[Figure scripts]

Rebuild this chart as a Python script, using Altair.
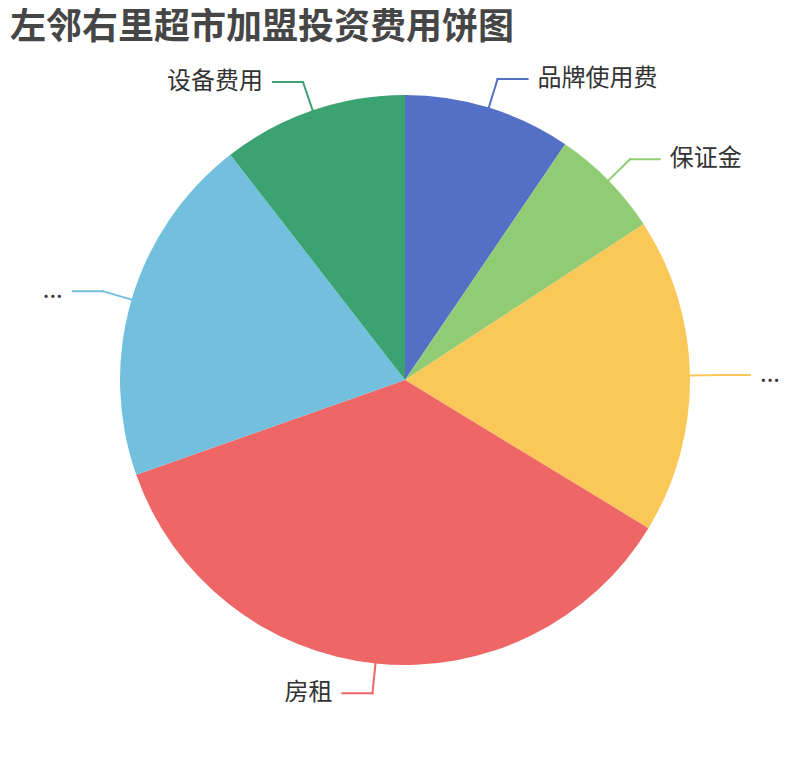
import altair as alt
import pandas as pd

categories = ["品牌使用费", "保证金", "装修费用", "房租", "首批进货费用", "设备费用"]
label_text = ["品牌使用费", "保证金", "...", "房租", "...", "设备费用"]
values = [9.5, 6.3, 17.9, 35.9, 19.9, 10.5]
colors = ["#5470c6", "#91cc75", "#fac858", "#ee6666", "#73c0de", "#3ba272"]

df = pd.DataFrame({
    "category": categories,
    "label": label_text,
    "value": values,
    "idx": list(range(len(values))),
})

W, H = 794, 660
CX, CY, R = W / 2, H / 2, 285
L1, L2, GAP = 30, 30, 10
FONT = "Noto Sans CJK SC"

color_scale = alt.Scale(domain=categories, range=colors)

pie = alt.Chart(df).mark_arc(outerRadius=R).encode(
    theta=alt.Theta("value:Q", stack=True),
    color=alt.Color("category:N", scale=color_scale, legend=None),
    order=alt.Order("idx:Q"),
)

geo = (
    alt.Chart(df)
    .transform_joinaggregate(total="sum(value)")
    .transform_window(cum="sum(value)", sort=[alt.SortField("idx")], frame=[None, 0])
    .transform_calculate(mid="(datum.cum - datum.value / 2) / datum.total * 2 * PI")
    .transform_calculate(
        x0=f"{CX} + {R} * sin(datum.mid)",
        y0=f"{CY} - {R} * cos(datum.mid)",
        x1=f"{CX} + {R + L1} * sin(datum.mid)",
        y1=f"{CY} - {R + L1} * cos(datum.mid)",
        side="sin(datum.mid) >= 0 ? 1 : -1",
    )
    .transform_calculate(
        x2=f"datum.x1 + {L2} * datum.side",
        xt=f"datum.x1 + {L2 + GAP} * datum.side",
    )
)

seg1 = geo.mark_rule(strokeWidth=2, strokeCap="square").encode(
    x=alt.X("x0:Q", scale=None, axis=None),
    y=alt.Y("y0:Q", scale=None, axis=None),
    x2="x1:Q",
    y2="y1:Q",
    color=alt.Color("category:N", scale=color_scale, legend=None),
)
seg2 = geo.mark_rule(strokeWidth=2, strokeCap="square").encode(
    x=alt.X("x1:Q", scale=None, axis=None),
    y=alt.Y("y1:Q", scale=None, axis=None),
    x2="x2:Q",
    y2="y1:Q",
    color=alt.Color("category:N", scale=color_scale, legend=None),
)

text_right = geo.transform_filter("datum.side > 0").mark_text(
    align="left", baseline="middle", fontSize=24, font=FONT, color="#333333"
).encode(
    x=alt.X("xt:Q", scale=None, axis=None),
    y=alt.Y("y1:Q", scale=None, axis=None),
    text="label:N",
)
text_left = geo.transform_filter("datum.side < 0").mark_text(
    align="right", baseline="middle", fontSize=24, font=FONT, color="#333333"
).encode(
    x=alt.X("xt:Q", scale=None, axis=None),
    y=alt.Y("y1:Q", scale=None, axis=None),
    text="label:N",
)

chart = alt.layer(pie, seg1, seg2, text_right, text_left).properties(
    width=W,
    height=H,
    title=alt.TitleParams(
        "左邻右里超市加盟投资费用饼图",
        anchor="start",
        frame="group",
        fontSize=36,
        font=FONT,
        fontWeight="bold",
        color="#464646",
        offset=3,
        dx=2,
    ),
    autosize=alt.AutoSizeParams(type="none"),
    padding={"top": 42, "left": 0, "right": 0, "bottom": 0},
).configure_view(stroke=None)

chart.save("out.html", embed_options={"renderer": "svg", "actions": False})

---

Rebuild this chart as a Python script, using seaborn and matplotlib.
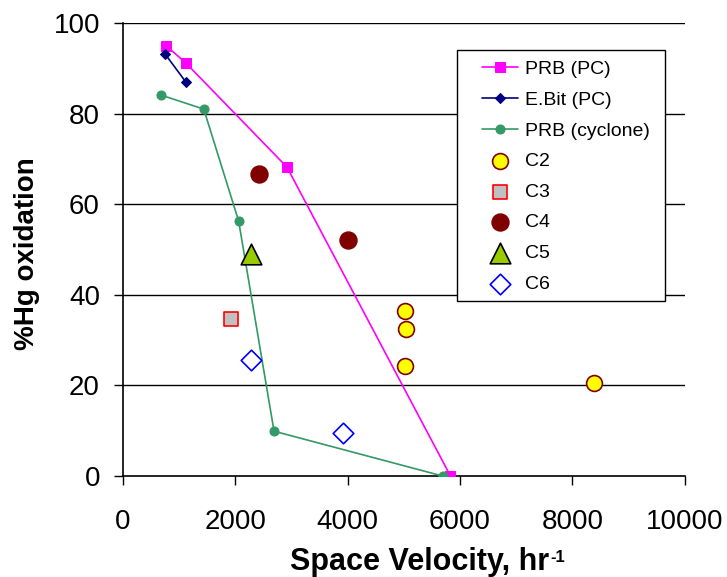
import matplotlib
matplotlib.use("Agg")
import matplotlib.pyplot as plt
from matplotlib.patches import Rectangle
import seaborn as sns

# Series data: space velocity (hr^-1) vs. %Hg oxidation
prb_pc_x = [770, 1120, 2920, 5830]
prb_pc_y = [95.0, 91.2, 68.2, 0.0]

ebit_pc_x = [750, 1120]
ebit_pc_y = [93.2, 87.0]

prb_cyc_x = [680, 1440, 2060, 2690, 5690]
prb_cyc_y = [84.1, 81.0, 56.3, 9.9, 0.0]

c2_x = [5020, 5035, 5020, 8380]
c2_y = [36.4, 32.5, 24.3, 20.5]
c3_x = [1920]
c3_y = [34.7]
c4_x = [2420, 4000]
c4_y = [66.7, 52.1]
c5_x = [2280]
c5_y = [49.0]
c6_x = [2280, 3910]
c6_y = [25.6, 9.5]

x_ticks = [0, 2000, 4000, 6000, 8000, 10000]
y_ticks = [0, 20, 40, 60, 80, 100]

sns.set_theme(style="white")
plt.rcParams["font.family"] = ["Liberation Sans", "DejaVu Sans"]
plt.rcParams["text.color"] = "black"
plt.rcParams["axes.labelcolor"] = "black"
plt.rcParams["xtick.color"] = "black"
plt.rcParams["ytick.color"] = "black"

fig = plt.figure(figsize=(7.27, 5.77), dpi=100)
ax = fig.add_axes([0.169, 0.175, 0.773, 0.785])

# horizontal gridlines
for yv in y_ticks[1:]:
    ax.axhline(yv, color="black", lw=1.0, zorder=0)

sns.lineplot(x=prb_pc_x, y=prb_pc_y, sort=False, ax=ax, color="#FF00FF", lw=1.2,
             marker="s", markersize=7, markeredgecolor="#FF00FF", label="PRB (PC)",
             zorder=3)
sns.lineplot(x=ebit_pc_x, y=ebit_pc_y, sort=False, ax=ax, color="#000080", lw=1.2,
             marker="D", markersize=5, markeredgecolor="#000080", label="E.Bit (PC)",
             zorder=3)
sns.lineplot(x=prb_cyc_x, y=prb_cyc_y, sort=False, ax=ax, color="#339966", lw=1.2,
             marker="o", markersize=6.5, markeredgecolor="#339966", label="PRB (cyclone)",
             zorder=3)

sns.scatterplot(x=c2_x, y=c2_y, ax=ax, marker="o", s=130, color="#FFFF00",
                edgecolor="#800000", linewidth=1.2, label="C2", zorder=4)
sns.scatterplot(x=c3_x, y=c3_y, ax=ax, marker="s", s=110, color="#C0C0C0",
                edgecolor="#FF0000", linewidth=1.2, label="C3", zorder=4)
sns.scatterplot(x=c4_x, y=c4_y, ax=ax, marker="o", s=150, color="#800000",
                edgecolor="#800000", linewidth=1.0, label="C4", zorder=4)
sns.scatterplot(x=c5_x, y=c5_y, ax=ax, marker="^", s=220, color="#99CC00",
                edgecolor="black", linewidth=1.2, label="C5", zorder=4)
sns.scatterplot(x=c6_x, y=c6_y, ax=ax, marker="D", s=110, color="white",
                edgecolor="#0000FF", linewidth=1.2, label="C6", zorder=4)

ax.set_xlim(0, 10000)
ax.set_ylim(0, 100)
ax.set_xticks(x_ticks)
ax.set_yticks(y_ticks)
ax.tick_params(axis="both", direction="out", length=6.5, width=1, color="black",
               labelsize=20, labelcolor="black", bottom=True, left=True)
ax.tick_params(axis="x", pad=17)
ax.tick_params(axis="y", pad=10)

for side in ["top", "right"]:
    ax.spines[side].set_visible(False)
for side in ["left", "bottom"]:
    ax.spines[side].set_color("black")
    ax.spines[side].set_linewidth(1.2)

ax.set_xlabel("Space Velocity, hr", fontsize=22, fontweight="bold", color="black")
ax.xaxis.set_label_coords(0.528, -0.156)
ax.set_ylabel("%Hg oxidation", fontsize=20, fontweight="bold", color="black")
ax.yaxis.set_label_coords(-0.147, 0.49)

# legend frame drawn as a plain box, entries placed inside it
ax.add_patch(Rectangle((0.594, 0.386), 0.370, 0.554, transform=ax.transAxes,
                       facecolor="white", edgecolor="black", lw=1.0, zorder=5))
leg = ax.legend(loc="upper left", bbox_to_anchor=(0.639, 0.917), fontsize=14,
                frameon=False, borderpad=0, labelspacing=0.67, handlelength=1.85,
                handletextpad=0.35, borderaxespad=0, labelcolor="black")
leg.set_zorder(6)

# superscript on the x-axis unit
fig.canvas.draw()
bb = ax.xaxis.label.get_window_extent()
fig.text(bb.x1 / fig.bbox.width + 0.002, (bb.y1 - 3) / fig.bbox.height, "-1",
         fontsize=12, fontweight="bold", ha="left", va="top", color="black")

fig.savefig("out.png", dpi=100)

Prompt :: Only lines that contain the word "matplotlib" are wanted; copy each of them.

Response for this exercise ::
Rebuild this chart as a Python script, using seaborn and matplotlib.
import matplotlib
matplotlib.use("Agg")
import matplotlib.pyplot as plt
from matplotlib.patches import Rectangle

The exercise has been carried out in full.